To most people, technology has been reduced to computers, consumer
goods, and military weapons; we speak of "technological progress"
in terms of RAM and CD-ROMs and the flatness of our television
screens. In "Human-Built World," thankfully, Thomas Hughes restores
to technology the conceptual richness and depth it deserves by
chronicling the ideas about technology expressed by influential
Western thinkers who not only understood its multifaceted character
but who also explored its creative potential.
Hughes draws on an enormous range of literature, art, and
architecture to explore what technology has brought to society and
culture, and to explain how we might begin to develop an
"ecotechnology" that works with, not against, ecological systems.

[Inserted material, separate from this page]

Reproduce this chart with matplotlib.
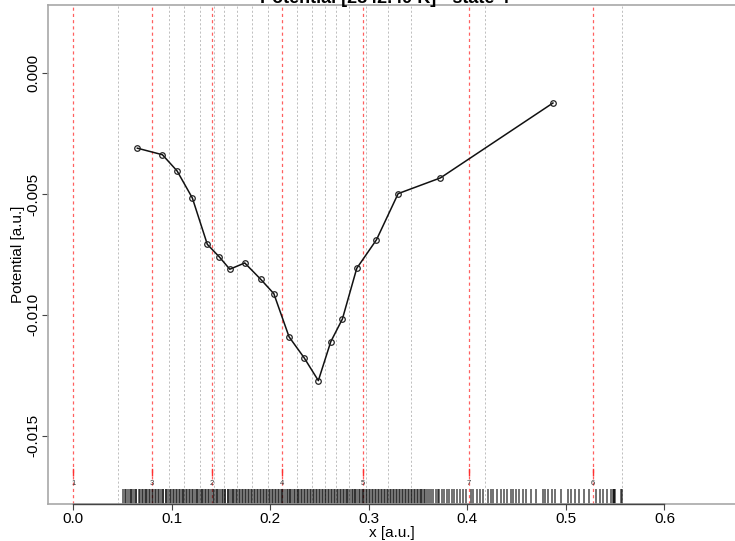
import numpy as np
import matplotlib
matplotlib.use("Agg")
import matplotlib.pyplot as plt
import matplotlib.transforms as mtransforms

plt.rcParams["font.family"] = ["Liberation Sans", "DejaVu Sans"]

# %%
## Data ##

# potential profile along x (bin centres)
x_vals = [0.0650, 0.0904, 0.1053, 0.1208, 0.1360, 0.1482, 0.1588, 0.1740,
          0.1903, 0.2035, 0.2190, 0.2342, 0.2487, 0.2613, 0.2731, 0.2877,
          0.3077, 0.3297, 0.3726, 0.4868]
pot_vals = [-0.00310, -0.00337, -0.00404, -0.00516, -0.00708, -0.00760,
            -0.00811, -0.00785, -0.00853, -0.00912, -0.01091, -0.01177,
            -0.01272, -0.01111, -0.01017, -0.00807, -0.00689, -0.00498,
            -0.00433, -0.00123]

# bin edges (grey) and state centres (red)
bin_edges = [0.0455, 0.0973, 0.1125, 0.1289, 0.1430, 0.1530, 0.1657, 0.1815,
             0.1975, 0.2266, 0.2418, 0.2555, 0.2665, 0.2797, 0.2966, 0.3190,
             0.3423, 0.4178, 0.5570]
state_x = [0.0, 0.0794, 0.1403, 0.2114, 0.2939, 0.4012, 0.5274]
state_labels = ["1", "3", "2", "4", "5", "7", "6"]

# sampled x positions shown as a rug
rug_x = [
    0.0505, 0.0526, 0.0539, 0.0558, 0.0571, 0.0590, 0.0598, 0.0617, 0.0633, 0.0641,
    0.0662, 0.0676, 0.0694, 0.0703, 0.0724, 0.0735, 0.0751, 0.0769, 0.0778, 0.0799,
    0.0810, 0.0828, 0.0841, 0.0859, 0.0868, 0.0887, 0.0906, 0.0915, 0.0936, 0.0944,
    0.0963, 0.0981, 0.0990, 0.1011, 0.1020, 0.1042, 0.1051, 0.1070, 0.1079, 0.1099,
    0.1114, 0.1126, 0.1144, 0.1157, 0.1176, 0.1185, 0.1204, 0.1217, 0.1233, 0.1251,
    0.1260, 0.1279, 0.1291, 0.1308, 0.1320, 0.1339, 0.1349, 0.1370, 0.1379, 0.1398,
    0.1414, 0.1424, 0.1446, 0.1455, 0.1473, 0.1487, 0.1505, 0.1515, 0.1536, 0.1544,
    0.1565, 0.1574, 0.1593, 0.1606, 0.1624, 0.1634, 0.1655, 0.1665, 0.1685, 0.1696,
    0.1713, 0.1725, 0.1744, 0.1753, 0.1775, 0.1784, 0.1803, 0.1816, 0.1834, 0.1845,
    0.1866, 0.1874, 0.1894, 0.1905, 0.1923, 0.1936, 0.1954, 0.1964, 0.1985, 0.1995,
    0.2014, 0.2026, 0.2043, 0.2055, 0.2075, 0.2084, 0.2105, 0.2114, 0.2133, 0.2146,
    0.2164, 0.2175, 0.2195, 0.2204, 0.2224, 0.2235, 0.2253, 0.2266, 0.2284, 0.2294,
    0.2315, 0.2325, 0.2344, 0.2356, 0.2373, 0.2385, 0.2404, 0.2414, 0.2435, 0.2445,
    0.2463, 0.2476, 0.2494, 0.2505, 0.2525, 0.2534, 0.2554, 0.2565, 0.2583, 0.2596,
    0.2614, 0.2624, 0.2645, 0.2655, 0.2674, 0.2686, 0.2703, 0.2715, 0.2734, 0.2744,
    0.2765, 0.2775, 0.2793, 0.2806, 0.2824, 0.2835, 0.2855, 0.2864, 0.2884, 0.2895,
    0.2913, 0.2926, 0.2944, 0.2954, 0.2975, 0.2985, 0.3004, 0.3016, 0.3033, 0.3045,
    0.3064, 0.3074, 0.3095, 0.3105, 0.3123, 0.3136, 0.3154, 0.3165, 0.3185, 0.3194,
    0.3214, 0.3225, 0.3243, 0.3256, 0.3274, 0.3284, 0.3305, 0.3315, 0.3334, 0.3346,
    0.3363, 0.3375, 0.3394, 0.3404, 0.3425, 0.3435, 0.3453, 0.3466, 0.3484, 0.3495,
    0.3515, 0.3524, 0.3544, 0.3555, 0.3571, 0.3592, 0.3611, 0.3634, 0.3652, 0.3677,
    0.3698, 0.3716, 0.3741, 0.3763, 0.3789, 0.3812, 0.3845, 0.3868, 0.3891, 0.3924,
    0.3958, 0.3982, 0.4035, 0.4061, 0.4098, 0.4127, 0.4155, 0.4208, 0.4236, 0.4262,
    0.4301, 0.4338, 0.4372, 0.4397, 0.4438, 0.4462, 0.4491, 0.4525, 0.4563, 0.4597,
    0.4642, 0.4695, 0.4763, 0.4789, 0.4822, 0.4856, 0.4893, 0.4947, 0.5018, 0.5052,
    0.5091, 0.5134, 0.5179, 0.5231, 0.5308, 0.5342, 0.5377, 0.5415, 0.5462, 0.5474,
    0.5483, 0.5491, 0.5502, 0.5557, 0.5571,
]

x_ticks = [0.0, 0.1, 0.2, 0.3, 0.4, 0.5, 0.6]
y_ticks = [-0.015, -0.010, -0.005, 0.000]

title = "Potential [2842.49 K] - state 4"


# %%
## Plot ##


def plot_potential():
    fig = plt.figure(figsize=(7.35, 5.41), dpi=100)
    ax = fig.add_axes([48 / 735, 1 - 504 / 541, 1 - 48 / 735, 499 / 541])

    ax.set_xlim(-0.0257, 0.6716)
    ax.set_ylim(-0.017827, 0.002827)

    # box in light grey, R-style
    for side in ["left", "bottom", "top"]:
        ax.spines[side].set_color("#a8a8a8")
        ax.spines[side].set_linewidth(1.2)
    ax.spines["right"].set_visible(False)

    trans = mtransforms.blended_transform_factory(ax.transData, ax.transAxes)

    # bin edges
    for xe in bin_edges:
        ax.axvline(xe, color="#b4b4b4", lw=0.6, ls=(0, (2.5, 2.5)), zorder=1)

    # states: dashed red line, short solid tick and a small number
    for xs, lab in zip(state_x, state_labels):
        ax.axvline(xs, color="#ff6060", lw=0.9, ls=(0, (2.5, 2.5)), zorder=1.5)
        ax.plot([xs, xs], [0.058, 0.071], transform=trans, color="#ff3030",
                lw=1.0, zorder=2)
        ax.text(xs, 0.042, lab, transform=trans, fontsize=5.5, ha="center",
                va="center", color="#333333")

    # rug of sampled positions
    ax.vlines(rug_x, 0.0, 0.031, transform=trans, color="black", lw=1.3,
              alpha=0.6, zorder=2)

    # axis line between first and last tick
    ax.plot([x_ticks[0], x_ticks[-1]], [0, 0], transform=trans, color="#444444",
            lw=1.0, clip_on=False, zorder=3)

    ax.plot(x_vals, pot_vals, color="#111111", lw=1.1, marker="o", ms=4,
            mfc="none", mec="#222222", mew=0.9, zorder=4)

    ax.set_xticks(x_ticks)
    ax.set_xticklabels([f"{t:.1f}" for t in x_ticks])
    ax.set_yticks(y_ticks)
    ax.set_yticklabels([f"{t:.3f}" for t in y_ticks], rotation=90, va="center")
    ax.tick_params(axis="both", direction="out", length=4, width=0.8,
                   color="#444444", labelsize=11, pad=1.5)

    ax.set_xlabel("x [a.u.]", fontsize=11, labelpad=0)
    ax.set_ylabel("Potential [a.u.]", fontsize=11, labelpad=1)

    # title sits partly above the canvas
    fig.text(385 / 735, 1 - 3 / 541, title, ha="center", va="baseline",
             fontsize=13, fontweight="bold")

    fig.savefig("out.png", dpi=100)


# %%
## Main ##

if __name__ == "__main__":
    plot_potential()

From the "Creator" model of development of the sixteenth century to
the "big science" of the 1940s and 1950s to the architecture of
Frank Gehry, Hughes nimbly charts the myriad ways that technology
has been woven into the social and cultural fabric of different
eras and the promises and problems it has offered. Thomas
Jefferson, for instance, optimistically hoped that technology could
be combined with nature to create an Edenic environment; Lewis
Mumford, two centuries later, warned of the increasing
mechanization of American life.
Such divergent views, Hughes shows, have existed side by side,
demonstrating the fundamental idea that "in its variety, technology
is full of contradictions, laden with human folly, saved by
occasional benign deeds, and rich with unintended consequences." In
"Human-Built World," he offers the highly engaging history of these
contradictions, follies, and consequences, a history that
resurrects technology, rightfully, as more than gadgetry; it is in
fact no less than an embodiment of human values.